EXERCISE TASK
Pictures in the data below are not part of the copy; transcribe everything else exactly.

-- begin DATA SEGMENT --

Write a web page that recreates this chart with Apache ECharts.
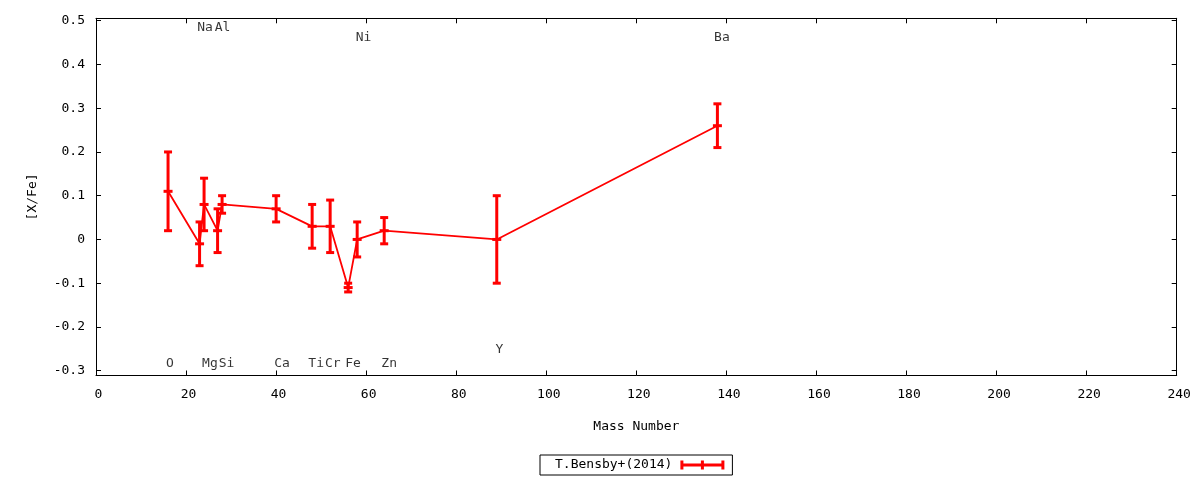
<!DOCTYPE html>
<html>
<head>
<meta charset="utf-8">
<script src="https://cdn.jsdelivr.net/npm/echarts@6/dist/echarts.min.js"></script>
<style>
  html, body { margin: 0; padding: 0; background: #fff; }
  #chart { width: 1200px; height: 480px; }
</style>
</head>
<body>
<div id="chart"></div>
<script>
// measured abundances, [X/Fe] vs mass number
var mass = [16, 23, 24, 27, 28, 40, 48, 52, 56, 58, 64, 89, 138];
var xfe  = [0.11, -0.01, 0.08, 0.02, 0.08, 0.07, 0.03, 0.03, -0.11, 0.00, 0.02, 0.00, 0.26];
var err  = [0.09, 0.05, 0.06, 0.05, 0.02, 0.03, 0.05, 0.06, 0.01, 0.04, 0.03, 0.10, 0.05];

// element labels drawn on the plot
var elemNames = ['O', 'Na', 'Mg', 'Al', 'Si', 'Ca', 'Ti', 'Cr', 'Fe', 'Ni', 'Zn', 'Y', 'Ba'];
var labelX = [16.4, 24.2, 25.3, 28.1, 29.0, 41.3, 48.9, 52.6, 57.1, 59.4, 65.1, 89.6, 139.0];
var labelY = [-0.284, 0.484, -0.284, 0.484, -0.284, -0.284, -0.284, -0.284, -0.284, 0.461, -0.284, -0.252, 0.461];

var seriesName = 'T.Bensby+(2014)';
var red = '#ff0000';
var font = 'DejaVu Sans Mono';

var lineData = mass.map(function (m, i) { return [m, xfe[i]]; });
var errData = mass.map(function (m, i) { return [m, xfe[i], xfe[i] - err[i], xfe[i] + err[i]]; });
var labelData = elemNames.map(function (n, i) { return [labelX[i], labelY[i], n]; });

var chart = echarts.init(document.getElementById('chart'));

var tickStyle = { inside: true, length: 5, lineStyle: { color: '#000', width: 1 } };
var lineStyleAxis = { show: true, onZero: false, lineStyle: { color: '#000', width: 1 } };

var option = {
  animation: false,
  backgroundColor: '#fff',
  textStyle: { fontFamily: font },
  grid: { left: 96, right: 23.3, top: 18.3, bottom: 104.5, containLabel: false },
  xAxis: [{
    type: 'value',
    min: 0, max: 240, interval: 20,
    name: 'Mass Number',
    nameLocation: 'middle',
    nameGap: 45,
    nameTextStyle: { fontFamily: font, fontSize: 13, color: '#000' },
    axisLine: lineStyleAxis,
    axisTick: tickStyle,
    axisLabel: { fontFamily: font, fontSize: 13, color: '#000', margin: 13, padding: [0, 0, 0, 5] },
    splitLine: { show: false }
  }, {
    type: 'value',
    position: 'top',
    min: 0, max: 240, interval: 20,
    axisLine: lineStyleAxis,
    axisTick: tickStyle,
    axisLabel: { show: false },
    splitLine: { show: false }
  }],
  yAxis: [{
    type: 'value',
    min: -0.311, max: 0.5055,
    splitNumber: 8, minInterval: 0.1, maxInterval: 0.1,
    name: '[X/Fe]',
    nameLocation: 'middle',
    nameGap: 57,
    nameRotate: 90,
    nameTextStyle: { fontFamily: font, fontSize: 13, color: '#000' },
    axisLine: lineStyleAxis,
    axisTick: tickStyle,
    axisLabel: { fontFamily: font, fontSize: 13, color: '#000', margin: 11, showMinLabel: false, showMaxLabel: false },
    splitLine: { show: false }
  }, {
    type: 'value',
    position: 'right',
    min: -0.311, max: 0.5055,
    splitNumber: 8, minInterval: 0.1, maxInterval: 0.1,
    axisLine: lineStyleAxis,
    axisTick: tickStyle,
    axisLabel: { show: false },
    splitLine: { show: false }
  }],
  legend: {
    data: [{ name: seriesName, icon: 'path://M0,3h44v3h-44z M0,0h3v9h-3z M20.5,0h3v9h-3z M41,0h3v9h-3z' }],
    left: 540,
    top: 455,
    align: 'right',
    orient: 'horizontal',
    itemWidth: 44,
    itemHeight: 9,
    padding: [3, 8, 3, 15],
    borderColor: '#000',
    borderWidth: 1,
    borderRadius: 0,
    itemStyle: { color: red, borderWidth: 0 },
    textStyle: { fontFamily: font, fontSize: 13, color: '#000', lineHeight: 14, padding: [0, 3, 0, 0] },
    selectedMode: false
  },
  series: [{
    name: seriesName,
    type: 'line',
    data: lineData,
    symbol: 'none',
    lineStyle: { color: red, width: 1.8 },
    itemStyle: { color: red },
    z: 2
  }, {
    name: seriesName,
    type: 'custom',
    data: errData,
    itemStyle: { color: red },
    z: 3,
    renderItem: function (params, api) {
      var x = api.value(0);
      var c = api.coord([x, api.value(1)]);
      var lo = api.coord([x, api.value(2)]);
      var hi = api.coord([x, api.value(3)]);
      var w = 4;
      var st = { stroke: red, lineWidth: 3 };
      return {
        type: 'group',
        children: [
          { type: 'line', shape: { x1: c[0], y1: lo[1], x2: c[0], y2: hi[1] }, style: st },
          { type: 'line', shape: { x1: c[0] - w, y1: lo[1], x2: c[0] + w, y2: lo[1] }, style: st },
          { type: 'line', shape: { x1: c[0] - w, y1: hi[1], x2: c[0] + w, y2: hi[1] }, style: st },
          { type: 'line', shape: { x1: c[0] - w - 0.5, y1: c[1], x2: c[0] + w + 0.5, y2: c[1] }, style: st }
        ]
      };
    }
  }, {
    name: 'elements',
    type: 'scatter',
    data: labelData,
    symbolSize: 1,
    itemStyle: { color: 'rgba(0,0,0,0)' },
    label: {
      show: true,
      position: 'inside',
      formatter: function (p) { return p.value[2]; },
      fontFamily: font,
      fontSize: 13,
      color: '#000'
    },
    silent: true,
    z: 4
  }]
};

chart.setOption(option);
</script>
</body>
</html>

-- end DATA SEGMENT --

RESULT FOR THIS TASK
Write a web page that recreates this chart with Apache ECharts.
<!DOCTYPE html>
<html>
<head>
<meta charset="utf-8">
<script src="https://cdn.jsdelivr.net/npm/echarts@6/dist/echarts.min.js"></script>
<style>
  html, body { margin: 0; padding: 0; background: #fff; }
  #chart { width: 1200px; height: 480px; }
</style>
</head>
<body>
<div id="chart"></div>
<script>
// measured abundances, [X/Fe] vs mass number
var mass = [16, 23, 24, 27, 28, 40, 48, 52, 56, 58, 64, 89, 138];
var xfe  = [0.11, -0.01, 0.08, 0.02, 0.08, 0.07, 0.03, 0.03, -0.11, 0.00, 0.02, 0.00, 0.26];
var err  = [0.09, 0.05, 0.06, 0.05, 0.02, 0.03, 0.05, 0.06, 0.01, 0.04, 0.03, 0.10, 0.05];

// element labels drawn on the plot
var elemNames = ['O', 'Na', 'Mg', 'Al', 'Si', 'Ca', 'Ti', 'Cr', 'Fe', 'Ni', 'Zn', 'Y', 'Ba'];
var labelX = [16.4, 24.2, 25.3, 28.1, 29.0, 41.3, 48.9, 52.6, 57.1, 59.4, 65.1, 89.6, 139.0];
var labelY = [-0.284, 0.484, -0.284, 0.484, -0.284, -0.284, -0.284, -0.284, -0.284, 0.461, -0.284, -0.252, 0.461];

var seriesName = 'T.Bensby+(2014)';
var red = '#ff0000';
var font = 'DejaVu Sans Mono';

var lineData = mass.map(function (m, i) { return [m, xfe[i]]; });
var errData = mass.map(function (m, i) { return [m, xfe[i], xfe[i] - err[i], xfe[i] + err[i]]; });
var labelData = elemNames.map(function (n, i) { return [labelX[i], labelY[i], n]; });

var chart = echarts.init(document.getElementById('chart'));

var tickStyle = { inside: true, length: 5, lineStyle: { color: '#000', width: 1 } };
var lineStyleAxis = { show: true, onZero: false, lineStyle: { color: '#000', width: 1 } };

var option = {
  animation: false,
  backgroundColor: '#fff',
  textStyle: { fontFamily: font },
  grid: { left: 96, right: 23.3, top: 18.3, bottom: 104.5, containLabel: false },
  xAxis: [{
    type: 'value',
    min: 0, max: 240, interval: 20,
    name: 'Mass Number',
    nameLocation: 'middle',
    nameGap: 45,
    nameTextStyle: { fontFamily: font, fontSize: 13, color: '#000' },
    axisLine: lineStyleAxis,
    axisTick: tickStyle,
    axisLabel: { fontFamily: font, fontSize: 13, color: '#000', margin: 13, padding: [0, 0, 0, 5] },
    splitLine: { show: false }
  }, {
    type: 'value',
    position: 'top',
    min: 0, max: 240, interval: 20,
    axisLine: lineStyleAxis,
    axisTick: tickStyle,
    axisLabel: { show: false },
    splitLine: { show: false }
  }],
  yAxis: [{
    type: 'value',
    min: -0.311, max: 0.5055,
    splitNumber: 8, minInterval: 0.1, maxInterval: 0.1,
    name: '[X/Fe]',
    nameLocation: 'middle',
    nameGap: 57,
    nameRotate: 90,
    nameTextStyle: { fontFamily: font, fontSize: 13, color: '#000' },
    axisLine: lineStyleAxis,
    axisTick: tickStyle,
    axisLabel: { fontFamily: font, fontSize: 13, color: '#000', margin: 11, showMinLabel: false, showMaxLabel: false },
    splitLine: { show: false }
  }, {
    type: 'value',
    position: 'right',
    min: -0.311, max: 0.5055,
    splitNumber: 8, minInterval: 0.1, maxInterval: 0.1,
    axisLine: lineStyleAxis,
    axisTick: tickStyle,
    axisLabel: { show: false },
    splitLine: { show: false }
  }],
  legend: {
    data: [{ name: seriesName, icon: 'path://M0,3h44v3h-44z M0,0h3v9h-3z M20.5,0h3v9h-3z M41,0h3v9h-3z' }],
    left: 540,
    top: 455,
    align: 'right',
    orient: 'horizontal',
    itemWidth: 44,
    itemHeight: 9,
    padding: [3, 8, 3, 15],
    borderColor: '#000',
    borderWidth: 1,
    borderRadius: 0,
    itemStyle: { color: red, borderWidth: 0 },
    textStyle: { fontFamily: font, fontSize: 13, color: '#000', lineHeight: 14, padding: [0, 3, 0, 0] },
    selectedMode: false
  },
  series: [{
    name: seriesName,
    type: 'line',
    data: lineData,
    symbol: 'none',
    lineStyle: { color: red, width: 1.8 },
    itemStyle: { color: red },
    z: 2
  }, {
    name: seriesName,
    type: 'custom',
    data: errData,
    itemStyle: { color: red },
    z: 3,
    renderItem: function (params, api) {
      var x = api.value(0);
      var c = api.coord([x, api.value(1)]);
      var lo = api.coord([x, api.value(2)]);
      var hi = api.coord([x, api.value(3)]);
      var w = 4;
      var st = { stroke: red, lineWidth: 3 };
      return {
        type: 'group',
        children: [
          { type: 'line', shape: { x1: c[0], y1: lo[1], x2: c[0], y2: hi[1] }, style: st },
          { type: 'line', shape: { x1: c[0] - w, y1: lo[1], x2: c[0] + w, y2: lo[1] }, style: st },
          { type: 'line', shape: { x1: c[0] - w, y1: hi[1], x2: c[0] + w, y2: hi[1] }, style: st },
          { type: 'line', shape: { x1: c[0] - w - 0.5, y1: c[1], x2: c[0] + w + 0.5, y2: c[1] }, style: st }
        ]
      };
    }
  }, {
    name: 'elements',
    type: 'scatter',
    data: labelData,
    symbolSize: 1,
    itemStyle: { color: 'rgba(0,0,0,0)' },
    label: {
      show: true,
      position: 'inside',
      formatter: function (p) { return p.value[2]; },
      fontFamily: font,
      fontSize: 13,
      color: '#000'
    },
    silent: true,
    z: 4
  }]
};

chart.setOption(option);
</script>
</body>
</html>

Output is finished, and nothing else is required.